Whether or not there is coverage under a D&O Policy to pay for expenses incurred responding to a governmental subpoena is a recurring question that nets an inconsistent answer from courts around the country. While the question is often fact specific, an Illinois Federal Court held that a D&O policy provided coverage for expenses incurred responding to a subpoena, and in fact, looked outside of the subpoena itself to make that finding. In Astellas US Holding, Inc. v. Starr Indem. & Liab. Co.,
Judge Shah of the Northern District of Illinois held that the subpoena constituted a demand for non-monetary relief, and therefore, was a claim under the policy.
Although Judge Shah is not the first federal jurist to find that a governmental subpoena constitutes a claim under a D&O policy, this decision is unique because the court relied on the pleadings in the declaratory judgment action commenced by the insured to substantiate that the subpoena constituted a claim. The policy at issue in Astellas
defined claim as, a demand for monetary or non-monetary relief. The court concluded that, although the subpoena itself was silent as to any violation of law or impending enforcement action, the complaint in the declaratory judgment action alleged that the “DOJ had determined that the plaintiffs violated federal health care laws, and it is reasonable to infer that enforcement proceedings would swiftly follow any non-compliance by plaintiffs in response to the subpoena.” Therefore, the court reasoned that the subpoena was a demand for non-monetary relief because it “was not distinct from the potential enforcement proceedings – it defined the scope of the judicial enforcement.”

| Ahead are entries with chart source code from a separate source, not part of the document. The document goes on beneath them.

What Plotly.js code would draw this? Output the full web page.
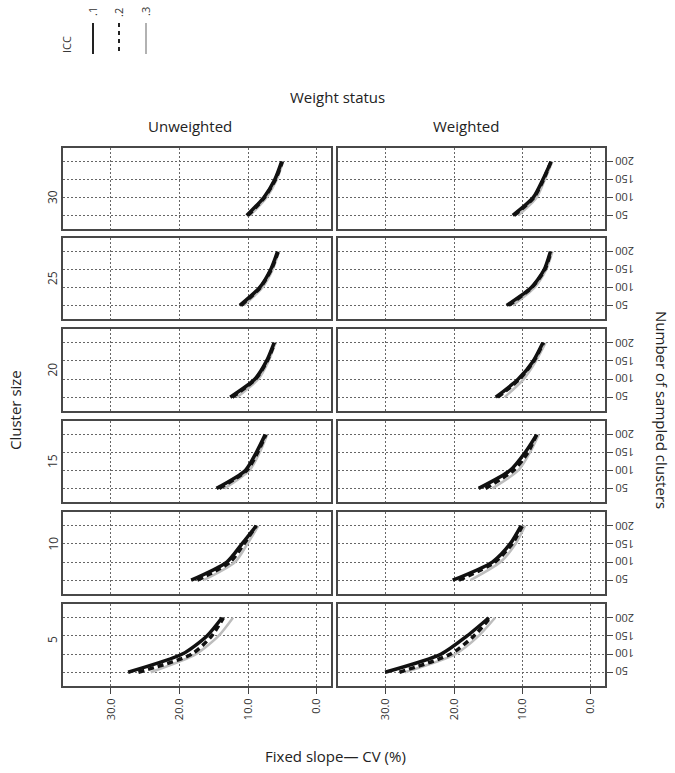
<!DOCTYPE html>
<html>
<head>
<meta charset="utf-8">
<script src="https://cdn.plot.ly/plotly-3.0.1.min.js"></script>
<style>html,body{margin:0;padding:0;background:#fff;}#chart{width:675px;height:773px;}</style>
</head>
<body>
<div id="chart"></div>
<script>
// ---- DATA ----
const sampledClusters = [50, 100, 150, 200];
const clusterSizes = [30, 25, 20, 15, 10, 5];
const weightStatus = ['Unweighted', 'Weighted'];
const iccLevels = ['.1', '.2', '.3'];
const xTickVals = [0, 10, 20, 30];
const xTickText = ['0.0', '10.0', '20.0', '30.0'];
const yTickVals = [50, 100, 150, 200];
const yTickText = ['50', '100', '150', '200'];

// CV (%) per panel; rows = ICC .1, .2, .3 ; columns = sampled clusters 50,100,150,200
const unweighted_30 = [[10.2, 7.7, 6.1, 5.1], [10.0, 7.6, 6.0, 5.0], [9.7, 7.3, 5.8, 4.9]];
const unweighted_25 = [[11.2, 8.3, 6.7, 5.7], [11.0, 8.2, 6.6, 5.6], [10.6, 7.9, 6.4, 5.5]];
const unweighted_20 = [[12.6, 9.0, 7.3, 6.2], [12.3, 8.9, 7.2, 6.1], [11.6, 8.5, 7.0, 6.0]];
const unweighted_15 = [[14.6, 10.4, 8.8, 7.5], [14.2, 10.2, 8.6, 7.4], [13.4, 9.8, 8.3, 7.2]];
const unweighted_10 = [[18.3, 13.1, 10.9, 8.8], [17.4, 12.6, 10.6, 8.8], [16.5, 11.9, 10.1, 8.5]];
const unweighted_5  = [[27.5, 19.6, 16.0, 13.8], [26.0, 18.2, 15.3, 13.6], [24.2, 17.6, 14.3, 12.2]];

const weighted_30 = [[11.4, 8.4, 7.0, 5.8], [11.2, 8.3, 6.9, 5.8], [10.6, 7.9, 6.7, 5.6]];
const weighted_25 = [[12.3, 8.7, 6.8, 5.9], [12.0, 8.6, 6.7, 5.8], [11.4, 8.2, 6.5, 5.6]];
const weighted_20 = [[13.9, 10.6, 8.4, 7.0], [13.6, 10.4, 8.3, 6.9], [12.6, 9.8, 8.0, 6.6]];
const weighted_15 = [[16.4, 11.8, 9.6, 7.9], [15.4, 11.3, 9.2, 7.9], [14.4, 10.6, 8.9, 7.6]];
const weighted_10 = [[20.2, 14.4, 11.8, 10.2], [19.3, 14.0, 11.5, 10.0], [17.6, 13.2, 11.0, 9.6]];
const weighted_5  = [[30.1, 21.9, 18.1, 14.9], [28.0, 20.5, 17.1, 14.7], [27.2, 19.8, 16.4, 14.0]];

const panelData = [
  [unweighted_30, weighted_30],
  [unweighted_25, weighted_25],
  [unweighted_20, weighted_20],
  [unweighted_15, weighted_15],
  [unweighted_10, weighted_10],
  [unweighted_5, weighted_5]
];

// ---- STYLE / LAYOUT ----
const W = 675, H = 773;
const px = x => x / W;
const py = y => 1 - y / H;
const colPx = [[63, 331], [338, 605]];
const rowPx = [[148, 229], [238, 319], [329, 411], [421, 502], [512, 594], [604, 686]];
const iccStyles = [
  {color: '#111', width: 3.5, dash: 'solid'},
  {color: '#111', width: 3.5, dash: '6px,4px'},
  {color: '#bdbdbd', width: 2.5, dash: 'solid'}
];
const drawOrder = [2, 0, 1];
const fam = 'Open Sans, Noto Sans, sans-serif';
const tickFont = {family: fam, size: 11, color: '#333'};
const titleFont = {family: fam, size: 15, color: '#222'};

const traces = [];
const layout = {
  width: W, height: H,
  margin: {l: 0, r: 0, t: 0, b: 0},
  paper_bgcolor: '#fff', plot_bgcolor: '#fff',
  showlegend: false,
  annotations: [],
  shapes: []
};

for (let r = 0; r < clusterSizes.length; r++) {
  for (let c = 0; c < 2; c++) {
    const n = r * 2 + c + 1;
    const xa = 'x' + (n === 1 ? '' : n), ya = 'y' + (n === 1 ? '' : n);
    const xk = 'xaxis' + (n === 1 ? '' : n), yk = 'yaxis' + (n === 1 ? '' : n);
    const vals = panelData[r][c];
    drawOrder.forEach(k => {
      traces.push({
        type: 'scatter', mode: 'lines',
        x: vals[k], y: sampledClusters,
        xaxis: xa, yaxis: ya,
        line: {color: iccStyles[k].color, width: iccStyles[k].width, dash: iccStyles[k].dash, shape: 'spline', smoothing: 0.7},
        name: 'ICC ' + iccLevels[k], hoverinfo: 'skip'
      });
    });
    const bottom = r === clusterSizes.length - 1;
    layout[xk] = {
      domain: [px(colPx[c][0]), px(colPx[c][1])],
      anchor: ya,
      range: [37, -2.1],
      showgrid: true, gridcolor: '#666', griddash: '2px,2px', gridwidth: 1,
      zeroline: false,
      showline: true, mirror: true, linecolor: '#484848', linewidth: 2,
      tickvals: xTickVals, ticktext: xTickText,
      showticklabels: bottom,
      ticks: bottom ? 'outside' : '', ticklen: 6, tickcolor: '#444', tickwidth: 1,
      tickangle: -90, tickfont: tickFont
    };
    layout[yk] = {
      domain: [py(rowPx[r][1]), py(rowPx[r][0])],
      anchor: xa,
      range: [12, 238],
      side: 'right',
      showgrid: true, gridcolor: '#666', griddash: '2px,2px', gridwidth: 1,
      zeroline: false,
      showline: true, mirror: true, linecolor: '#484848', linewidth: 2,
      tickvals: yTickVals,
      showticklabels: false,
      ticks: c === 1 ? 'outside' : '', ticklen: 6, tickcolor: '#444', tickwidth: 1
    };
    if (c === 1) {
      yTickVals.forEach((v, i) => {
        layout.annotations.push({
          text: yTickText[i], xref: 'paper', yref: ya,
          x: px(613), y: v, xanchor: 'left', yanchor: 'middle',
          textangle: 180, showarrow: false, font: tickFont
        });
      });
    } else {
      layout.annotations.push({
        text: String(clusterSizes[r]), xref: 'paper', yref: 'paper',
        x: px(42), y: py((rowPx[r][0] + rowPx[r][1]) / 2),
        textangle: -90, showarrow: false, font: {family: fam, size: 12, color: '#333'}
      });
    }
  }
}

// strip / axis titles
const ann = (text, x, y, angle, font) => layout.annotations.push({
  text, xref: 'paper', yref: 'paper', x: px(x), y: py(y),
  xanchor: 'center', yanchor: 'middle', textangle: angle, showarrow: false, font
});
ann('Weight status', 337, 97, 0, titleFont);
ann(weightStatus[0], 190, 126, 0, titleFont);
ann(weightStatus[1], 466, 126, 0, titleFont);
ann('Cluster size', 15, 410, -90, titleFont);
ann('Number of sampled clusters', 662, 410, 90, titleFont);
ann('Fixed slope\u2014 CV (%)', 335, 756, 0, titleFont);

// legend (ICC)
ann('ICC', 66, 45, -90, {family: fam, size: 11, color: '#333'});
const legX = [93, 119, 146];
iccLevels.forEach((lab, k) => {
  ann(lab, legX[k], 12, -90, {family: fam, size: 11, color: '#333'});
  layout.shapes.push({
    type: 'line', xref: 'paper', yref: 'paper',
    x0: px(legX[k]), x1: px(legX[k]), y0: py(23), y1: py(54),
    line: {color: k === 2 ? '#999' : '#222', width: k === 2 ? 1.5 : 2, dash: k === 1 ? '4px,4px' : 'solid'}
  });
});

Plotly.newPlot('chart', traces, layout, {staticPlot: true, displayModeBar: false});
</script>
</body>
</html>
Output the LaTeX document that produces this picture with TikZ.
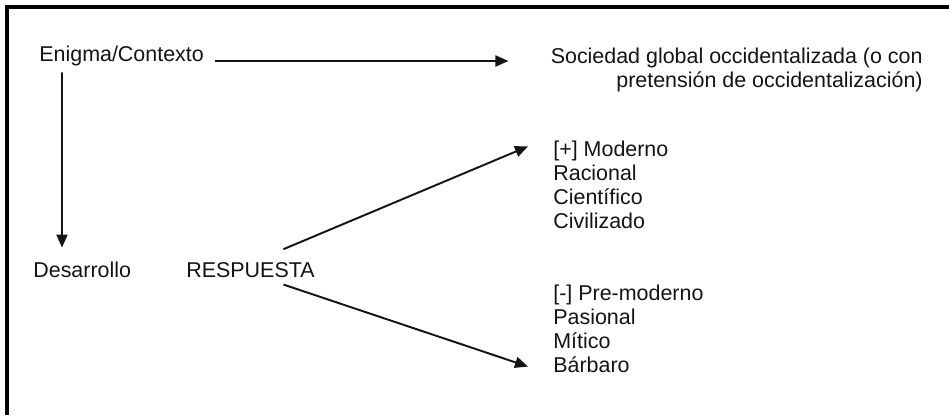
\documentclass[tikz,border=0pt]{standalone}
\usepackage{fontspec}
\setmainfont{Liberation Sans}
\usepackage{xcolor}
\usepackage{tikz}
\usetikzlibrary{arrows.meta, positioning, calc}
\definecolor{mydark}{RGB}{20,20,20}
\tikzset{
  label/.style={inner sep=0pt, anchor=base west, text=mydark,
    font=\fontsize{12.2}{13.6}\selectfont},
  listlabel/.style={label, align=left},
  arrow/.style={-{Triangle[length=0.26cm, width=0.22cm]}, line width=1.1pt, color=mydark},
  frame/.style={line width=1.8pt, color=black}
}
\begin{document}
\begin{tikzpicture}
  \useasboundingbox (0,0) rectangle (18.98,8.30);
  % Frame
  \draw[frame] (0.14,0) -- (0.14,8.16) -- (18.98,8.16);

  % Labels (multi-line nodes sit on their last line)
  \node[label] (enigma) at (0.78,7.08) {Enigma/Contexto};
  \node[label, anchor=base east, align=right] (sociedad) at (18.46,6.56)
    {Sociedad global occidentalizada (o con\\pretensión de occidentalización)};
  \node[label] (desarrollo) at (0.66,2.76) {Desarrollo};
  \node[label] (respuesta) at (3.72,2.76) {RESPUESTA};
  \node[listlabel] (moderno) at (11.06,3.74)
    {[+] Moderno\\Racional\\Científico\\Civilizado};
  \node[listlabel] (premoderno) at (11.06,0.86)
    {[-] Pre-moderno\\Pasional\\Mítico\\Bárbaro};

  % Arrows
  \draw[arrow, shorten <=0.22cm, shorten >=0.84cm] (enigma.base east) -- (enigma.base east -| sociedad.west);
  \draw[arrow] ([xshift=0.46cm, yshift=-0.13cm]enigma.south west) -- ([xshift=0.58cm, yshift=0.27cm]desarrollo.north west);
  \draw[arrow] ([xshift=0.66cm, yshift=0.25cm]respuesta.north) -- ([xshift=-0.5cm, yshift=-0.12cm]moderno.north west);
  \draw[arrow] ([xshift=0.66cm, yshift=-0.14cm]respuesta.south) -- ([xshift=-0.5cm, yshift=0.12cm]premoderno.south west);
\end{tikzpicture}
\end{document}
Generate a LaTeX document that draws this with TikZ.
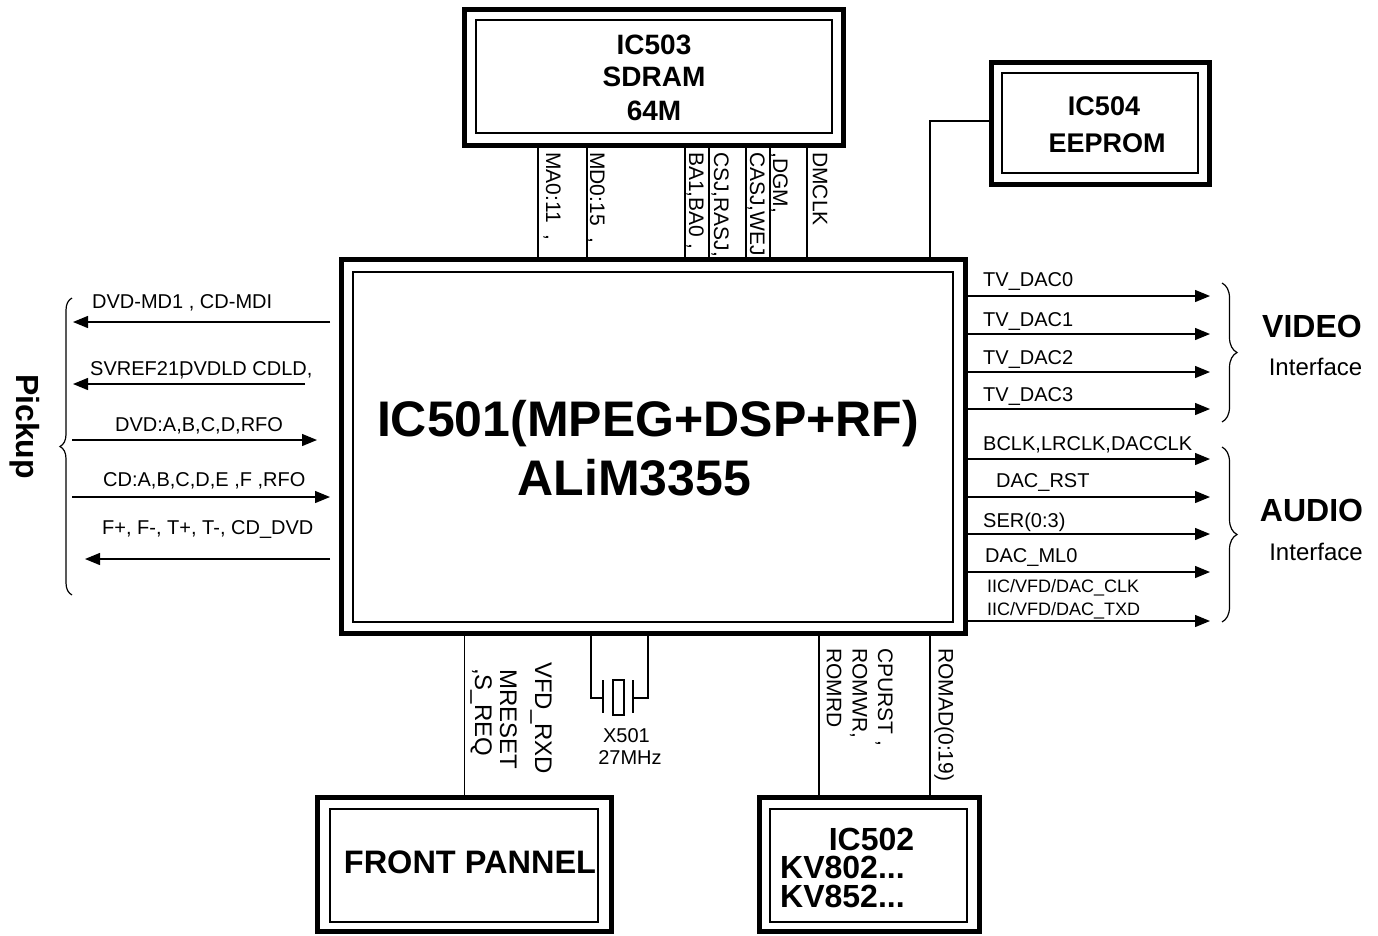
\documentclass[tikz,border=0pt]{standalone}
\usepackage{fontspec}
\setmainfont{Liberation Sans}
\usetikzlibrary{arrows.meta,decorations.pathreplacing}

\newcommand{\fs}[1]{\fontsize{#1}{#1}\selectfont}

\begin{document}
\begin{tikzpicture}[x=1pt,y=-1pt,
	outerbox/.style={draw,line width=5pt,inner sep=0pt},
	innerbox/.style={draw,line width=1.2pt,inner sep=0pt},
	wire/.style={line width=1.3pt},
	sig/.style={line width=1.3pt,-{Triangle[length=15pt,width=12pt]}},
	lbl/.style={inner sep=0pt,anchor=base west,font=\fs{20}},
	vlbl/.style={inner sep=0pt,anchor=west,rotate=-90,font=\fs{21}},
	chipname/.style={inner sep=0pt,anchor=base,font=\bfseries\fs{#1}},
	curly/.style={line width=1.2pt,decorate,decoration={brace,amplitude=#1}}]
	
	\useasboundingbox (0,0) rectangle (1378,935);
	
	% chips
	\node[outerbox,minimum width=379pt,minimum height=136pt] (sdram) at (654,77.5) {};
	\node[innerbox,minimum width=356pt,minimum height=113pt] (sdramin) at (654,76.5) {};
	\node[outerbox,minimum width=218pt,minimum height=122pt] (eeprom) at (1100.75,123.5) {};
	\node[innerbox,minimum width=196pt,minimum height=100pt] (eepromin) at (1100,123) {};
	\node[outerbox,minimum width=624pt,minimum height=374pt] (main) at (653.5,446.5) {};
	\node[innerbox,minimum width=600pt,minimum height=350pt] (mainin) at (653,447) {};
	\node[outerbox,minimum width=293.5pt,minimum height=134pt] (fpanel) at (464.25,864.5) {};
	\node[innerbox,minimum width=268pt,minimum height=113pt] (fpanelin) at (464,865.5) {};
	\node[outerbox,minimum width=220pt,minimum height=134pt] (rom) at (869,864.5) {};
	\node[innerbox,minimum width=197pt,minimum height=113pt] (romin) at (868.5,865.5) {};
	
	\node[chipname=28] (t503) at (654,54) {IC503};
	\node[chipname=28] (tsdram) at (654,86) {SDRAM};
	\node[chipname=28] (t64m) at (654,120) {64M};
	\node[chipname=27] (t504) at (1104,115) {IC504};
	\node[chipname=27] (teeprom) at (1107,152) {EEPROM};
	\node[chipname=50] (t501) at (648,436) {IC501(MPEG+DSP+RF)};
	\node[chipname=50] (tali) at (634.5,495) {ALiM3355};
	\node[chipname=32.5] (tfront) at (470,873) {FRONT PANNEL};
	\node[chipname=32] (t502) at (871.5,850) {IC502};
	\node[chipname=32,anchor=north west,align=left,font=\bfseries\fontsize{32}{28.5}\selectfont] (tkv) at (780,856) {KV802...\\KV852...};
	
	% SDRAM bus
	\foreach \x in {538,587,685,709,746,770,807}
		\draw[wire] (sdram.south -| \x,0) -- (main.north -| \x,0);
	\node[vlbl] (lma) at (552,152) {MA0:11\ \ ,};
	\node[vlbl] (lmd) at (596,152) {MD0:15\ \ ,};
	\node[vlbl] (lba) at (695,152) {BA1,BA0 ,};
	\node[vlbl] (lcs) at (720,152) {CSJ,RASJ,};
	\node[vlbl] (lcas) at (756,152) {CASJ,WEJ};
	\node[vlbl] (ldgm) at (779,152) {,DGM,};
	\node[vlbl] (ldmclk) at (820,152) {DMCLK};
	
	% EEPROM
	\draw[wire] (eeprom.west |- 0,121) -| (main.north -| 930,0);
	
	% pickup
	\coordinate (pk1a) at (330,322); \coordinate (pk1b) at (73,322);
	\coordinate (pk2a) at (305,384); \coordinate (pk2b) at (73,384);
	\coordinate (pk3a) at (72,440);  \coordinate (pk3b) at (317,440);
	\coordinate (pk4a) at (72,497);  \coordinate (pk4b) at (330,497);
	\coordinate (pk5a) at (330,559); \coordinate (pk5b) at (85,559);
	\foreach \i in {1,...,5}
		\draw[sig] (pk\i a) -- (pk\i b);
	\node[lbl] (lpk1) at (92,308) {DVD-MD1 , CD-MDI};
	\node[lbl] (lpk2) at (90,375) {SVREF21\rlap{\raisebox{-1pt}{,}}DVDLD CDLD,};
	\node[lbl] (lpk3) at (115,431) {DVD:A,B,C,D,RFO};
	\node[lbl] (lpk4) at (103,486) {CD:A,B,C,D,E ,F ,RFO};
	\node[lbl] (lpk5) at (102,534) {F+, F-, T+, T-, CD\_DVD};
	\draw[curly=12pt] (72,595) -- (72,298);
	\node[chipname=32,anchor=center,rotate=-90] (tpickup) at (25,426.5) {Pickup};
	
	% video / audio outputs
	\foreach \y [count=\i] in {296,334,372,409,459,497,534,572,621} {
		\coordinate (out\i) at (1210,\y);
		\draw[sig] (main.east |- out\i) -- (out\i);
	}
	\node[lbl] (lout1) at (983,286.5) {TV\_DAC0};
	\node[lbl] (lout2) at (983,326) {TV\_DAC1};
	\node[lbl] (lout3) at (983,364) {TV\_DAC2};
	\node[lbl] (lout4) at (983,401) {TV\_DAC3};
	\node[lbl] (lout5) at (983,450) {BCLK,LRCLK,DACCLK};
	\node[lbl] (lout6) at (996,487.5) {DAC\_RST};
	\node[lbl] (lout7) at (983,527) {SER(0:3)};
	\node[lbl] (lout8) at (985,562.5) {DAC\_ML0};
	\node[lbl,font=\fs{18}] (lout9) at (987,592) {IIC/VFD/DAC\_CLK};
	\node[lbl,font=\fs{18}] (lout10) at (987,615) {IIC/VFD/DAC\_TXD};
	\draw[curly=15pt] (1222,283) -- (1222,422);
	\draw[curly=15pt] (1222,447) -- (1222,622);
	\node[chipname=32] (tvideo) at (1312,337.5) {VIDEO};
	\node[chipname=24,font=\fs{24}] (tvif) at (1315.5,375.5) {Interface};
	\node[chipname=32] (taudio) at (1311.5,521.5) {AUDIO};
	\node[chipname=24,font=\fs{24}] (taif) at (1316,560.5) {Interface};
	
	% front panel
	\draw[wire] (main.south -| fpanel.north) -- (fpanel.north);
	\node[vlbl,font=\fs{24}] (lvfd) at (541,662) {VFD\_RXD};
	\node[vlbl,font=\fs{24}] (lmres) at (508.5,669) {MRESET};
	\node[vlbl,font=\fs{24}] (lsreq) at (481,668) {,S\_REQ};
	
	% crystal
	\coordinate (xl) at (591,698);
	\coordinate (xr) at (648,698);
	\draw[wire] (main.south -| xl) -- (xl) -- (603,698);
	\draw[wire] (main.south -| xr) -- (xr) -- (633,698);
	\draw[wire] (603,680) -- (603,713);
	\draw[wire] (633,680) -- (633,713);
	\node[draw,line width=1.3pt,minimum width=11pt,minimum height=35pt,inner sep=0pt] (xtal) at (618.5,697.5) {};
	\node[chipname=20,font=\fs{20}] (txtal) at (626.5,742) {X501};
	\node[chipname=20,font=\fs{20}] (tfreq) at (630,764) {27MHz};
	
	% ROM
	\foreach \x in {819,930}
		\draw[wire] (main.south -| \x,0) -- (rom.north -| \x,0);
	\node[vlbl] (lromrd) at (834,648) {ROMRD};
	\node[vlbl] (lromwr) at (858.5,648) {ROMWR,};
	\node[vlbl] (lcpurst) at (884,648) {CPURST ,};
	\node[vlbl] (lromad) at (944,648) {ROMAD(0:19)};
	
\end{tikzpicture}
\end{document}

Generally, the unique facts surrounding each subpoena and the specific policy language dictate whether it will be covered under a D&O policy. Some D&O insurers have even amended their policy forms to specifically include subpoenas within the definition of claim. But, it is important to know how savvy insureds and their counsel may be able to defeat a motion to dismiss by carefully crafting a declaratory judgment complaint. Indeed, absent the insureds own – arguably self-serving – allegations in the Astellas
DJ complaint, the court may not have been able to find a basis to deny the insurers’ motion to dismiss.